Any subclass should implement the abstract thresholds method. It takes an array or list of arrays and converts them into lower and upper threshold values, represented as a tuple of optional floats.

A None threshold value is interpreted as if there is no upper or lower threshold. One or both values might be None.

classmethod parse_object(object: Dict[str, Any]) → Threshold[source]: Parse object as Threshold

abstract thresholds(data: ndarray, **kwargs) → Tuple[Optional[float], Optional[float]][source]

Returns lower and upper threshold values when given one or more np.ndarray instances.

Parameters:

data – np.ndarray An array of values used to calculate the thresholds on. This will most often represent a metric calculated on one or more sets of data, e.g. a list of F1 scores of multiple data chunks.
kwargs – Dict[str, Any] Optional keyword arguments passed to the implementing subclass.

Returns:

Tuple[Optional[float], Optional[float]]: The lower and upper threshold values. One or both might be None.

Return type:

lower, upper

nannyml.thresholds.calculate_threshold_values(threshold: Threshold, data: ndarray, lower_threshold_value_limit: Optional[float] = None, upper_threshold_value_limit: Optional[float] = None, override_using_none: bool = False, logger: Optional[Logger] = None, metric_name: Optional[str] = None) → Tuple[Optional[float], Optional[float]][source]

Calculate lower and upper threshold values with respect to the provided Threshold and value limits.

Parameters:

threshold – Threshold The Threshold instance that determines how the lower and upper threshold values will be calculated.
data – np.ndarray The data used by the Threshold instance to calculate the lower and upper threshold values. This will often be the values of a drift detection method or performance metric on chunks of reference data.
lower_threshold_value_limit – Optional[float], default=None An optional value that serves as a limit for the lower threshold value. Any calculated lower threshold values that end up below this limit will be replaced by this limit value. The limit is often a theoretical constraint enforced by a specific drift detection method or performance metric.
upper_threshold_value_limit – Optional[float], default=None An optional value that serves as a limit for the lower threshold value.
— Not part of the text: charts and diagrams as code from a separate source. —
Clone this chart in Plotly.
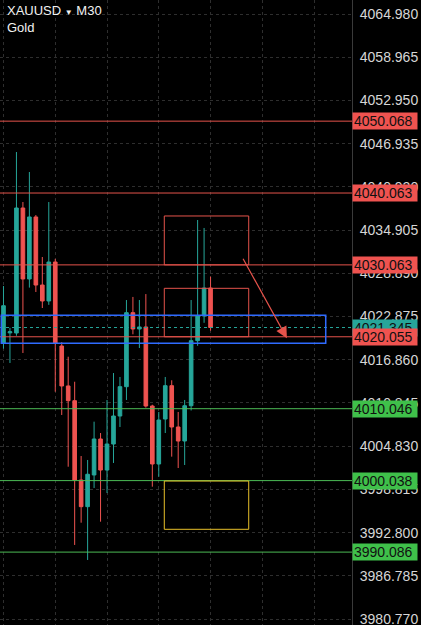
import plotly.graph_objects as go

# ---- data ----
candle_idx = list(range(33))
open_ = [4019.19, 4020.60, 4020.58, 4037.98, 4028.10, 4036.73, 4027.26, 4025.04, 4030.46, 4018.77,
         4013.21, 4011.16, 4000.12, 3996.41, 4000.82, 4005.83, 4001.51, 4005.13, 4009.03, 4013.11,
         4023.41, 4021.14, 4021.42, 4010.42, 4002.35, 4008.61, 4013.25, 4007.50, 4005.55, 4010.46,
         4019.51, 4022.95, 4026.84]
high = [4027.12, 4021.30, 4045.77, 4038.81, 4042.99, 4037.00, 4031.16, 4038.81, 4030.90, 4019.30,
        4017.28, 4013.80, 4003.46, 4002.91, 4008.24, 4006.66, 4011.26, 4015.01, 4014.46, 4025.17,
        4025.60, 4025.17, 4026.00, 4010.60, 4009.59, 4014.46, 4014.00, 4009.59, 4011.26, 4025.17,
        4036.31, 4035.20, 4028.42]
low = [4018.40, 4016.41, 4020.20, 4017.80, 4026.90, 4026.29, 4024.06, 4024.50, 4012.41, 4009.17,
       4001.97, 3991.08, 3994.18, 3988.99, 3999.01, 3994.32, 3998.31, 4002.49, 4007.50, 4011.26,
       4020.40, 4018.49, 4010.20, 3999.19, 4000.58, 4006.66, 4003.37, 4001.79, 4002.21, 4009.80,
       4018.80, 4022.00, 4020.90]
close = [4024.38, 4020.75, 4037.98, 4028.10, 4036.73, 4027.26, 4025.04, 4030.46, 4019.19, 4013.21,
         4011.16, 4000.12, 3996.41, 4000.92, 4005.83, 4001.51, 4005.13, 4009.03, 4013.11, 4023.41,
         4021.14, 4021.42, 4010.42, 4002.35, 4008.47, 4013.25, 4007.50, 4005.55, 4010.46, 4019.51,
         4022.95, 4026.84, 4021.345]

tick_labels = ["4064.980", "4058.965", "4052.950", "4046.935", "4040.920", "4034.905", "4028.890",
               "4022.875", "4016.860", "4010.845", "4004.830", "3998.815", "3992.800", "3986.785",
               "3980.770"]
resistance_levels = [4050.068, 4040.063, 4030.063, 4020.055]
support_levels = [4010.046, 4000.038, 3990.086]
current_price = 4021.345

# zones: (x0, x1, y0, y1) in candle index / price
red_zones = [(24.85, 37.9, 4030.063, 4036.87), (24.85, 37.9, 4020.055, 4026.80)]
blue_zone = (-0.34, 49.8, 4019.15, 4023.04)
yellow_zone = (24.85, 37.9, 3993.26, 3999.98)
arrow_start = (36.9, 4031.12)
arrow_end = (43.8, 4019.85)

# ---- styles ----
TEAL = "#26a69a"
RED = "#ef5350"
LINE_RED = "#e5534b"
GREEN = "#4cbb55"
TAG_GREEN = "#3fc04a"
BLUE = "#2f6bff"
YELLOW = "#e8c02a"
GRID = "#2e2e2e"
FONT = "Liberation Sans, Arial, sans-serif"

fig = go.Figure()
fig.add_trace(go.Candlestick(
    x=candle_idx, open=open_, high=high, low=low, close=close,
    increasing=dict(line=dict(color=TEAL, width=1), fillcolor=TEAL),
    decreasing=dict(line=dict(color=RED, width=1), fillcolor=RED),
    whiskerwidth=0, showlegend=False, hoverinfo="skip",
))

shapes = []
for lv in resistance_levels:
    shapes.append(dict(type="line", xref="paper", x0=0, x1=1, yref="y", y0=lv, y1=lv,
                       line=dict(color=LINE_RED, width=1)))
for lv in support_levels:
    shapes.append(dict(type="line", xref="paper", x0=0, x1=1, yref="y", y0=lv, y1=lv,
                       line=dict(color=GREEN, width=1)))
shapes.append(dict(type="line", xref="paper", x0=0, x1=1, yref="y", y0=current_price, y1=current_price,
                   line=dict(color=TEAL, width=1, dash="dot")))
for (x0, x1, y0, y1) in red_zones:
    shapes.append(dict(type="rect", xref="x", yref="y", x0=x0, x1=x1, y0=y0, y1=y1,
                       line=dict(color=LINE_RED, width=1), fillcolor="rgba(0,0,0,0)"))
x0, x1, y0, y1 = blue_zone
shapes.append(dict(type="rect", xref="x", yref="y", x0=x0, x1=x1, y0=y0, y1=y1,
                   line=dict(color=BLUE, width=1.5), fillcolor="rgba(0,0,0,0)"))
x0, x1, y0, y1 = yellow_zone
shapes.append(dict(type="rect", xref="x", yref="y", x0=x0, x1=x1, y0=y0, y1=y1,
                   line=dict(color=YELLOW, width=1), fillcolor="rgba(0,0,0,0)"))

annotations = []
def tag(value, bg):
    annotations.append(dict(
        xref="paper", x=1, xanchor="left", yref="y", y=value, yanchor="middle",
        text=f"{value:.3f}", showarrow=False, bgcolor=bg, borderpad=1, width=62, height=14,
        align="left", font=dict(family=FONT, size=14, color="#111111"),
    ))

tag(current_price, TEAL)
for lv in resistance_levels:
    tag(lv, RED)
for lv in support_levels:
    tag(lv, TAG_GREEN)

annotations.append(dict(
    x=arrow_end[0], y=arrow_end[1], xref="x", yref="y",
    ax=arrow_start[0], ay=arrow_start[1], axref="x", ayref="y",
    showarrow=True, arrowhead=2, arrowsize=1.9, arrowwidth=1.2, arrowcolor=LINE_RED, text="",
))
annotations.append(dict(
    xref="paper", yref="paper", x=0.014, y=1 - 11 / 625, xanchor="left", yanchor="middle",
    text="XAUUSD <span style='font-size:8px'>▼</span> M30", showarrow=False,
    font=dict(family=FONT, size=13, color="#f2f2f2"),
))
annotations.append(dict(
    xref="paper", yref="paper", x=0.014, y=1 - 27 / 625, xanchor="left", yanchor="middle",
    text="Gold", showarrow=False, font=dict(family=FONT, size=13, color="#f2f2f2"),
))

tick_vals = [float(t) for t in tick_labels]

fig.update_layout(
    width=421, height=625,
    margin=dict(l=0, r=69, t=0, b=0, autoexpand=False),
    paper_bgcolor="#000000", plot_bgcolor="#000000",
    shapes=shapes, annotations=annotations,
    boxgap=0.2,
    xaxis=dict(range=[-0.54, 53.86], rangeslider=dict(visible=False), showticklabels=False,
               tickvals=[0, 8, 16, 24, 32, 40, 48], showgrid=True, gridcolor=GRID, griddash="dot",
               gridwidth=1, zeroline=False, showline=False, fixedrange=True),
    yaxis=dict(range=[3979.94, 4066.93], side="right", tickvals=tick_vals, ticktext=tick_labels,
               showgrid=True, gridcolor=GRID, griddash="dot", gridwidth=1, zeroline=False,
               showline=True, linecolor="#3a3a3a", linewidth=1, ticks="", ticklabelstandoff=4,
               ticklabeloverflow="allow",
               tickfont=dict(family=FONT, size=14, color="#d6d6d6"), fixedrange=True),
    showlegend=False,
)

fig.write_html(
    "out.html",
    config={"displayModeBar": False, "staticPlot": True},
    post_script="document.body.style.margin='0';document.body.style.background='#000';",
)
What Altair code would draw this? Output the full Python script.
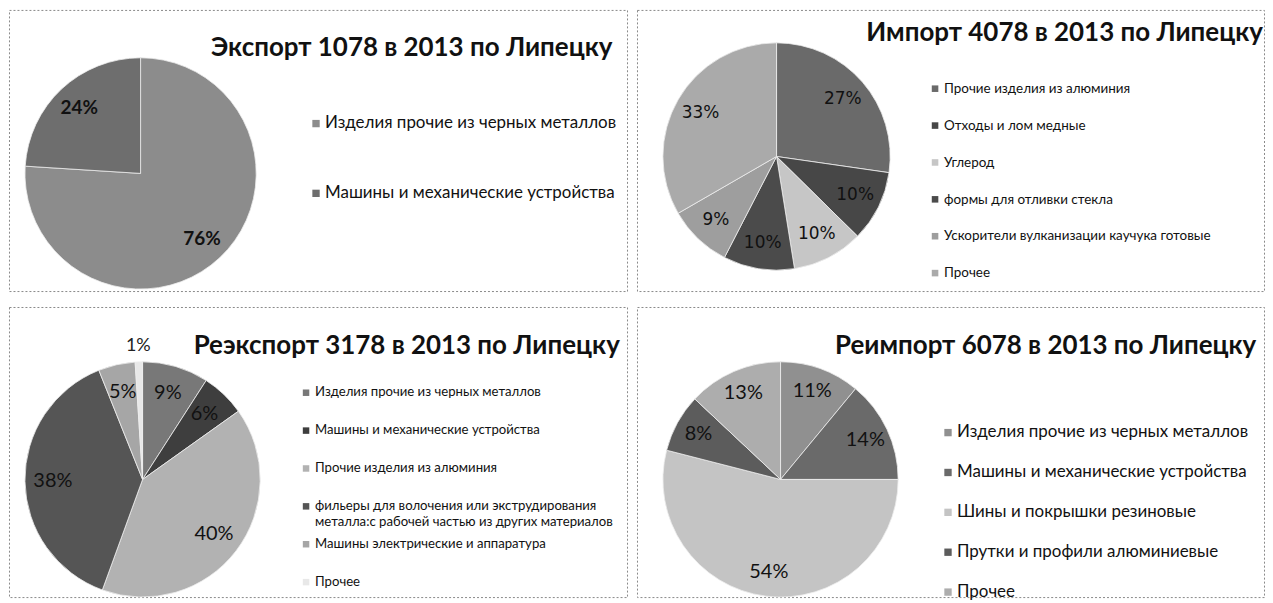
import altair as alt
import pandas as pd

# ---------------- data ----------------
titles = [
    "Экспорт 1078 в 2013 по Липецку",
    "Импорт 4078 в 2013 по Липецку",
    "Реэкспорт 3178 в 2013 по Липецку",
    "Реимпорт 6078 в 2013 по Липецку",
]

exp_cats = ["Изделия прочие из черных металлов", "Машины и механические устройства"]
exp_vals = [76, 24]

imp_cats = [
    "Прочие изделия из алюминия",
    "Отходы и лом медные",
    "Углерод",
    "формы для отливки стекла",
    "Ускорители вулканизации каучука готовые",
    "Прочее",
]
imp_vals = [27, 10, 10, 10, 9, 33]

rex_cats = [
    "Изделия прочие из черных металлов",
    "Машины и механические устройства",
    "Прочие изделия из алюминия",
    "фильеры для волочения или экструдирования\nметалла:с рабочей частью из других материалов",
    "Машины электрические и аппаратура",
    "Прочее",
]
rex_vals = [9, 6, 40, 38, 5, 1]

rim_cats = [
    "Изделия прочие из черных металлов",
    "Машины и механические устройства",
    "Шины и покрышки резиновые",
    "Прутки и профили алюминиевые",
    "Прочее",
]
rim_vals = [11, 14, 54, 8, 13]

# ---------------- styles ----------------
exp_colors = ["#8c8c8c", "#6e6e6e"]
imp_colors = ["#6a6a6a", "#474747", "#c6c6c6", "#4b4b4b", "#9e9e9e", "#aaaaaa"]
rex_colors = ["#787878", "#3e3e3e", "#b2b2b2", "#555555", "#a6a6a6", "#e8e8e8"]
rim_colors = ["#909090", "#6a6a6a", "#c4c4c4", "#5c5c5c", "#adadad"]

FONT = "Lato"


def panel(title, cats, vals, colors, w, h, cx, cy, r, lr, lfs, lfont, lweight,
          tx, ty, tfs, lx, ly0, ly1, lgfs, outer_r=None):
    df = pd.DataFrame({"cat": cats, "val": vals})
    base = alt.Chart(df).transform_window(idx="row_number()").transform_calculate(
        inner="datum.val >= 2 ? datum.val + '%' : ''",
        outer="datum.val < 2 ? datum.val + '%' : ''",
    )
    color = alt.Color("cat:N", scale=alt.Scale(domain=cats, range=colors), legend=None)
    theta = alt.Theta("val:Q", stack=True)
    order = alt.Order("idx:Q")

    arcs = base.mark_arc(radius=r, stroke="#eeeeee", strokeWidth=0.8).encode(
        theta=theta, color=color, order=order, x=alt.value(cx), y=alt.value(cy)
    )
    labels = base.mark_text(
        radius=lr, fontSize=lfs, font=lfont, fontWeight=lweight, color="#111111"
    ).encode(
        theta=theta, order=order, detail="cat:N", text="inner:N",
        x=alt.value(cx), y=alt.value(cy)
    )
    layers = [arcs, labels]
    if outer_r is not None:
        layers.append(
            base.mark_text(radius=outer_r, fontSize=lfs - 2, font=FONT, color="#222222").encode(
                theta=theta, order=order, detail="cat:N", text="outer:N",
                x=alt.value(cx), y=alt.value(cy)
            )
        )

    ly = alt.Y(
        "cat:N", sort=cats,
        scale=alt.Scale(type="point", domain=cats, range=[ly0, ly1], padding=0),
        axis=None,
    )
    sym = base.mark_square(size=lgfs * 3.2, opacity=1).encode(
        x=alt.value(lx), y=ly, color=color
    )
    txt = base.mark_text(
        align="left", baseline="top", dy=-0.5 * lgfs, fontSize=lgfs, font=FONT,
        lineBreak="\n", lineHeight=lgfs * 1.25, color="#111111"
    ).encode(x=alt.value(lx + 9), y=ly, text="cat:N")

    ttl = alt.Chart(pd.DataFrame({"t": [title]})).mark_text(
        font=FONT, fontSize=tfs, fontWeight="bold", color="#111111", align="center",
        baseline="middle"
    ).encode(text="t:N", x=alt.value(tx), y=alt.value(ty))

    return alt.layer(*layers, sym, txt, ttl).properties(width=w, height=h)


p1 = panel(titles[0], exp_cats, exp_vals, exp_colors, 620, 282,
           132, 164, 116, 90, 19, FONT, "bold",
           404, 38, 26, 308, 114, 184, 17)
p2 = panel(titles[1], imp_cats, imp_vals, imp_colors, 629, 282,
           140, 147, 114, 88, 17, "DejaVu Sans", "normal",
           429, 23, 26, 299, 79, 264, 13.5)
p3 = panel(titles[2], rex_cats, rex_vals, rex_colors, 620, 291,
           134, 173, 118, 90, 20, FONT, "normal",
           399, 39, 26, 298, 86, 276, 13.2, outer_r=134)
p4 = panel(titles[3], rim_cats, rim_vals, rim_colors, 629, 291,
           144, 173, 118, 94, 20, FONT, "normal",
           410, 39, 26, 312, 126, 286, 17)

chart = alt.vconcat(
    alt.hconcat(p1, p2, spacing=8).resolve_scale(color="independent", theta="independent", y="independent"),
    alt.hconcat(p3, p4, spacing=8).resolve_scale(color="independent", theta="independent", y="independent"),
    spacing=14,
).resolve_scale(color="independent", theta="independent", y="independent").properties(
    padding=0, background="white"
).configure_view(
    stroke="#8a8a8a", strokeDash=[2, 2], strokeWidth=1
)

chart.save("out.html", embed_options={"renderer": "svg", "actions": False})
Any calculated lower threshold values that end up below this limit will be replaced by this limit value. The limit is often a theoretical constraint enforced by a specific drift detection method or performance metric.
override_using_none – bool, default=False When set to True use None to override threshold values that exceed value limits. This will prevent them from being rendered on plots.
logger – Optional[logging.Logger], default=None An optional Logger instance. When provided a warning will be logged when a calculated threshold value gets overridden by a threshold value limit.
metric_name – Optional[str], default=None When provided the metric name will be included within any log messages for additional clarity.